(RECORDS TO PROCESS)
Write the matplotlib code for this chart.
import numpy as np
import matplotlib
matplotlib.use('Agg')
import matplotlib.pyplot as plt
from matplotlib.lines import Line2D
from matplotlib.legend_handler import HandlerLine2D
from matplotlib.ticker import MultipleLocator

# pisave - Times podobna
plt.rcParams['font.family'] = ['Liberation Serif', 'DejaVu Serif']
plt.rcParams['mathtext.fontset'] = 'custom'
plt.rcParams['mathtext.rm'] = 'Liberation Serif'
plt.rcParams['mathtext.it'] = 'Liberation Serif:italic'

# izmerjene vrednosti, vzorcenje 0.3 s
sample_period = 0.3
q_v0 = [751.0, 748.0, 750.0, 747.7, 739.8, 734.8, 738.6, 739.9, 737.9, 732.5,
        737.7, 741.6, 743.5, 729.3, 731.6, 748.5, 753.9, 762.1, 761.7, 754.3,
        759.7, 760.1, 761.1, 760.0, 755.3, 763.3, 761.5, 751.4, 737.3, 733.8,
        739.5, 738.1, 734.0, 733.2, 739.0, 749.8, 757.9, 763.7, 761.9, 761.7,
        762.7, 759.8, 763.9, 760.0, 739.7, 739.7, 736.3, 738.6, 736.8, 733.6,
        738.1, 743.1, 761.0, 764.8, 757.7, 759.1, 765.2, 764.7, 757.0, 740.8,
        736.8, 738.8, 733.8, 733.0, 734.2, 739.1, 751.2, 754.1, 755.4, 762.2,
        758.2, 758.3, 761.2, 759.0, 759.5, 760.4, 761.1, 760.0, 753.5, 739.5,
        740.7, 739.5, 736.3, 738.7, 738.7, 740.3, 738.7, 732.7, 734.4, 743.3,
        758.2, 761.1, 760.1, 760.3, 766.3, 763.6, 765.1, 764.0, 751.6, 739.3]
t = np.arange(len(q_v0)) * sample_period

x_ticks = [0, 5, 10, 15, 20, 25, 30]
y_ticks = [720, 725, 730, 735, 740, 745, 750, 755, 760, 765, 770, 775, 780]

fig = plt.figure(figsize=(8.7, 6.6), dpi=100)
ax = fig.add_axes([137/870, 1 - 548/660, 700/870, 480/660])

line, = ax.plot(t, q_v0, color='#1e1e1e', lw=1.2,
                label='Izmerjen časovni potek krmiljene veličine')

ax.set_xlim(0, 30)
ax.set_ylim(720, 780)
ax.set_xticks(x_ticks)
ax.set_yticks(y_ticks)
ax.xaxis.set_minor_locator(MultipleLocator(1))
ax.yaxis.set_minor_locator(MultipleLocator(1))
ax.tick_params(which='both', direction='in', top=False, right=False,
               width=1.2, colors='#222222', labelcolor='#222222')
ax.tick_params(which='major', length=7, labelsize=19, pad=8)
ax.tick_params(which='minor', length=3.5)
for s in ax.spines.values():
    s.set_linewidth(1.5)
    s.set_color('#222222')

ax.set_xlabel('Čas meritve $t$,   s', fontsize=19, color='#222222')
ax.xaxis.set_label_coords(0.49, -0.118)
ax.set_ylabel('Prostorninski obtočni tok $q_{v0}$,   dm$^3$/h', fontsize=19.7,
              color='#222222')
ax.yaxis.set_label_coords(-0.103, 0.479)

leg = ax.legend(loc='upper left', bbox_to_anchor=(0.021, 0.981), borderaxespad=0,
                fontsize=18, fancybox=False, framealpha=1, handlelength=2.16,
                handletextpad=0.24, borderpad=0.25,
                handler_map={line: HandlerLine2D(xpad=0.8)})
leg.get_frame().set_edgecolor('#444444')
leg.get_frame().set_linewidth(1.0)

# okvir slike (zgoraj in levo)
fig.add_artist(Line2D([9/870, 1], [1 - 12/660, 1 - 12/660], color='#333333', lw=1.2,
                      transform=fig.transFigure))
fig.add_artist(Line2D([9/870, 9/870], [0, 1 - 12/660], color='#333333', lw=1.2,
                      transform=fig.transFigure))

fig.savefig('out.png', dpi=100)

---

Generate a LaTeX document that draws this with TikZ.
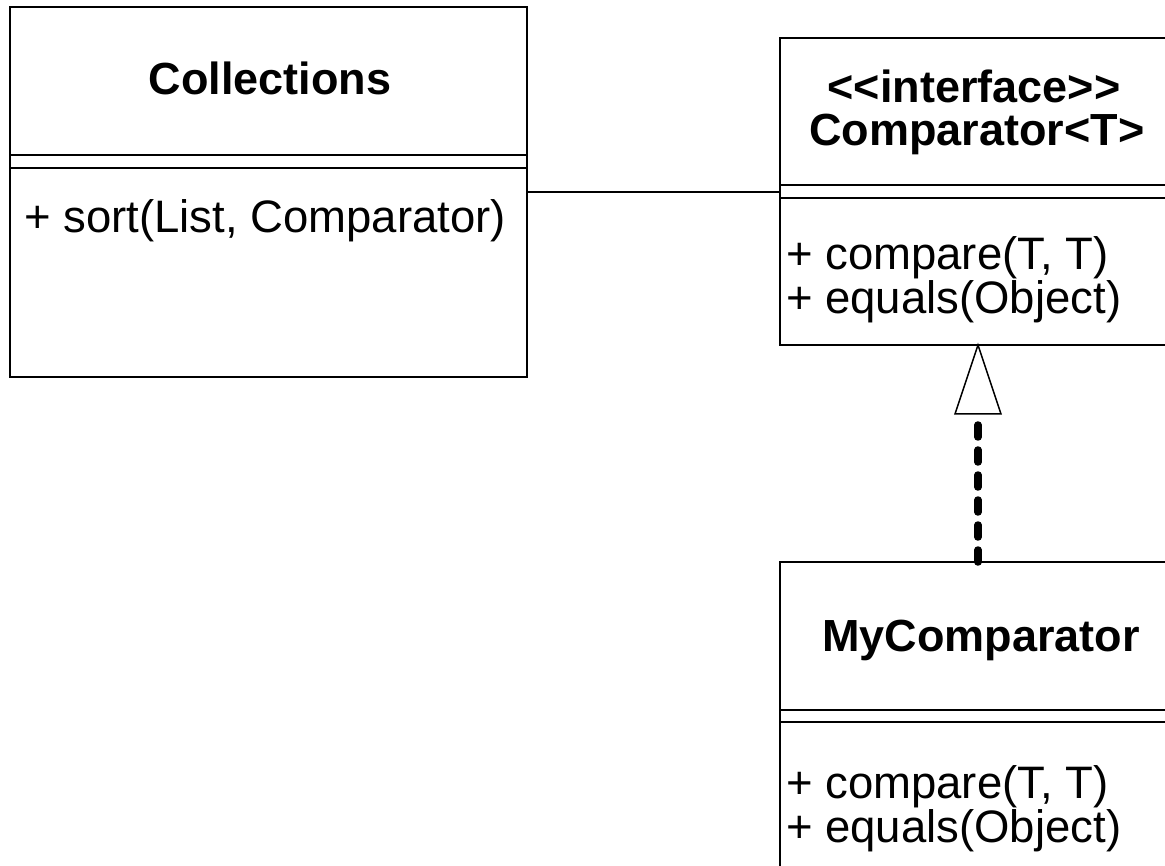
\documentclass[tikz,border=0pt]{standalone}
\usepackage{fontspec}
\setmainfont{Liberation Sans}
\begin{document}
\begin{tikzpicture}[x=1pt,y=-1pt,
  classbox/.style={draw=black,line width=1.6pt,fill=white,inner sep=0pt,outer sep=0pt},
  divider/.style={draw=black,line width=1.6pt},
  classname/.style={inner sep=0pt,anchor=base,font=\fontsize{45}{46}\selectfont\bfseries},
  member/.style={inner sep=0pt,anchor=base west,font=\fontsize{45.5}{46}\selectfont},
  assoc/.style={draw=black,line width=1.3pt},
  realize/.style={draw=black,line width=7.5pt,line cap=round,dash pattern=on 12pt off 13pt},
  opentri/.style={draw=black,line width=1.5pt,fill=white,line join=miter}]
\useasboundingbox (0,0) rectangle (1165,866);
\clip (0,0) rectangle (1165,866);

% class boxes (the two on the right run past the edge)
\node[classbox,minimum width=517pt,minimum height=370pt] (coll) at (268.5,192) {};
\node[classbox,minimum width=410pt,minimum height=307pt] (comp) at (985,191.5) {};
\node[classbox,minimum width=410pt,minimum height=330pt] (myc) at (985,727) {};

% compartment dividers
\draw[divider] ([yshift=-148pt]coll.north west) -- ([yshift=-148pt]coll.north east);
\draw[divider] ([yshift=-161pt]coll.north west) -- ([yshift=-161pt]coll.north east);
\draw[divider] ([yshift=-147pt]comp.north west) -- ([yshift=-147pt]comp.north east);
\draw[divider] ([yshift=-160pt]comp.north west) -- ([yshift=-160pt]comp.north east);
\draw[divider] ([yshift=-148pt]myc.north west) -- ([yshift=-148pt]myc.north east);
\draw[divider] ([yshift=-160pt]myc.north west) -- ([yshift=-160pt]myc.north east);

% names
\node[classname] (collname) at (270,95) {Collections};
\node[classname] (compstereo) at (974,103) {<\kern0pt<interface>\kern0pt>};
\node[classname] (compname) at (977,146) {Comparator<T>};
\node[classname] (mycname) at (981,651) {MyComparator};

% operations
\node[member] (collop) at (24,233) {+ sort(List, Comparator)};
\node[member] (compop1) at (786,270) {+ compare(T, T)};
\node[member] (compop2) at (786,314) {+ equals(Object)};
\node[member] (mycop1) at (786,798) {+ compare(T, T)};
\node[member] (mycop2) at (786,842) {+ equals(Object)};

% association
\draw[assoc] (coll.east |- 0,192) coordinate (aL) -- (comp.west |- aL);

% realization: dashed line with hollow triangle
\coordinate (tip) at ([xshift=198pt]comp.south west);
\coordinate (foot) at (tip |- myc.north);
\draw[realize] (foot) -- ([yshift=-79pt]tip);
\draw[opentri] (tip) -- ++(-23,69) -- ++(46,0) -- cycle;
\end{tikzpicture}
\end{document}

(AIM)
Write out every line of the data that holds the word "this".

(PROBLEM SOLUTION)
Write the matplotlib code for this chart.
Generate a LaTeX document that draws this with TikZ.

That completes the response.